The blame game, MPCC and just who should clean up cycling

I am wearing a garbage bag. Why, you might ask, thinking that Merino wool is more my thing. Quite simple, I know that in these days of cycling, banana peels and rotten tomatoes are thrown at anyone who dares stick their head up. Rocks also work quite well and, sadly, my garbage bag won’t do much against those. They hurt. ...

See the whole story here, courtesy of Cycling News.

Kicking Back Comments: Well it's nice to be back, such as it is. While I am living among mounds of boxes still, and mounds of snow for that matter I wanted to start here for a couple of reasons.

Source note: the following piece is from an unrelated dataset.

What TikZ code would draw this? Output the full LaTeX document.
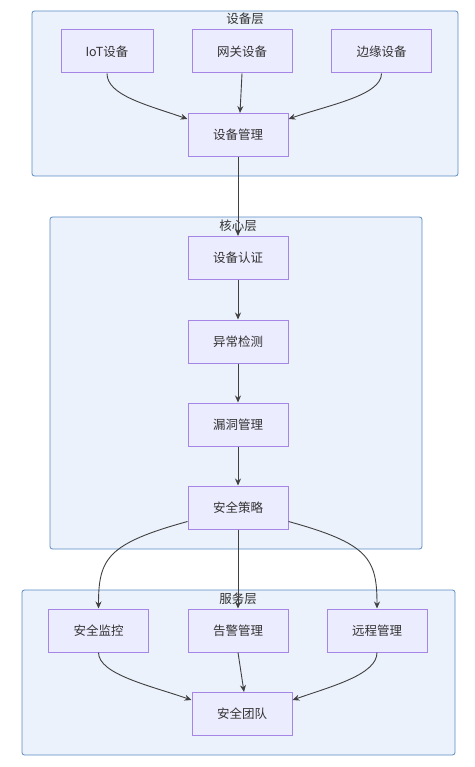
\documentclass[tikz,border=0pt]{standalone}
\usepackage{fontspec}
\setmainfont{Noto Sans CJK SC}
\usetikzlibrary{arrows.meta}
\definecolor{clfill}{HTML}{EBF2FC}\definecolor{clline}{HTML}{5A8BC3}
\definecolor{nodefill}{HTML}{ECECFF}\definecolor{nodeline}{HTML}{A585E6}
\definecolor{edge}{HTML}{404040}\definecolor{txt}{HTML}{333333}
\begin{document}
\begin{tikzpicture}[x=1pt,y=-1pt,font=\fontsize{12.5}{15}\selectfont,
  box/.style={draw=nodeline,fill=nodefill,line width=1pt,minimum width=100pt,minimum height=43pt,text=txt,inner sep=0pt},
  layer/.style={draw=clline,fill=clfill,rounded corners=2.5pt,line width=0.8pt},
  flow/.style={draw=edge,line width=0.9pt,-{Stealth[length=7pt,width=6pt]}}]
\useasboundingbox (0,0) rectangle (474,767);
\draw[layer] (32,11) rectangle (458,176);\draw[layer] (50,217) rectangle (422,549);\draw[layer] (22,590) rectangle (455,755);
\node[text=txt] (tdev) at (245,19) {设备层};\node[text=txt] (tcore) at (238,226) {核心层};\node[text=txt] (tsrv) at (238,599) {服务层};
\node[box,minimum width=92pt] (iot) at (107,51.5) {IoT设备};\node[box] (gw) at (242,51.5) {网关设备};\node[box] (edgedev) at (381.5,51.5) {边缘设备};
\node[box] (devmgmt) at (238,135) {设备管理};
\node[box] (auth) at (238,258) {设备认证};\node[box] (anom) at (238,341.5) {异常检测};
\node[box] (vuln) at (238,424.5) {漏洞管理};\node[box] (policy) at (238,507.5) {安全策略};
\node[box] (mon) at (98.5,630.5) {安全监控};\node[box] (alarm) at (238,630.5) {告警管理};\node[box] (remote) at (377,630.5) {远程管理};
\node[box] (team) at (242,714) {安全团队};
\draw[flow] (iot.south) .. controls +(0,22) and +(-40,-14) .. ([yshift=-6pt]devmgmt.north west);
\draw[flow] (gw.south) -- ([xshift=2pt]devmgmt.north);
\draw[flow] (edgedev.south) .. controls +(0,22) and +(40,-14) .. ([yshift=-6pt]devmgmt.north east);
\draw[flow] (devmgmt) -- (auth);\draw[flow] (auth) -- (anom);\draw[flow] (anom) -- (vuln);\draw[flow] (vuln) -- (policy);
\draw[flow] ([yshift=8pt]policy.south west) .. controls +(-80,22) and +(0,-50) .. (mon.north);
\draw[flow] (policy) -- (alarm);
\draw[flow] ([yshift=8pt]policy.south east) .. controls +(80,22) and +(0,-50) .. (remote.north);
\draw[flow] (mon.south) .. controls +(0,22) and +(-40,-14) .. ([yshift=-8pt]team.north west);
\draw[flow] (alarm.south) -- ([xshift=2pt]team.north);
\draw[flow] (remote.south) .. controls +(0,22) and +(40,-14) .. ([yshift=-8pt]team.north east);
\end{tikzpicture}
\end{document}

First, this article really struck me as I have been following the continued vilification of Lance Armstrong and have frankly been growing quite tired of it as continues to play out, he will be the only one to "pay" for his misdeeds. JV's take on the whole thing is tremendously well written. He continues to impress as "villain turned hero."

This is true also as Ray Lewis continued to fight accusations of using PEDs prior to his Superbowl matchup with the 49ers. I did like DeadSpin's counter points on this one, and think in part the PED Hysteria can be attributed to Lance.

What put me over the edge was Spain to examine soccer doping allegations, from The Age, detailing allegations by a former club president that Spanish team Real Sociedad had its players use performance enhancing substances.

Where will it end?

Now I have gone on record to say that if consenting adults are open about their use, who cares. I have a BIG problem with kids using PEDs, and also covert use when not allowed by the terms of a sport. Otherwise, why not let them?

This includes referees.

Think about this ... while leagues (like MLS) outlaw the use of PEDs for their participants, referees are not seen as "competitors" in the true sense. Further, referees are often maligned about the fitness they keep and how it is often never good enough. Why not let them use PEDs? Particularly in soccer?

FIFA went so far as to cut the age of "mandator retirement" from 50 to 45 years of age in an effort to have referees that are "more fit."

While there is significant scientific evidence that fitness does not "drop off" after ago 50, there is ample evidence that referees with more "life experience" make better managers of The Game.

Why not fuse the two? For those who want to, allow the use of PEDs for referees to allow them to maintain a level of fitness desired by FIFA, with the proviso that (a) it is allowed by FIFA and the IOC, (b) it is done with notice, and (c) administered by a physician. All (3) have to be met in my eyes.

Why not ... FIFA wants the most fit referee it can get. This would seem like a logical step.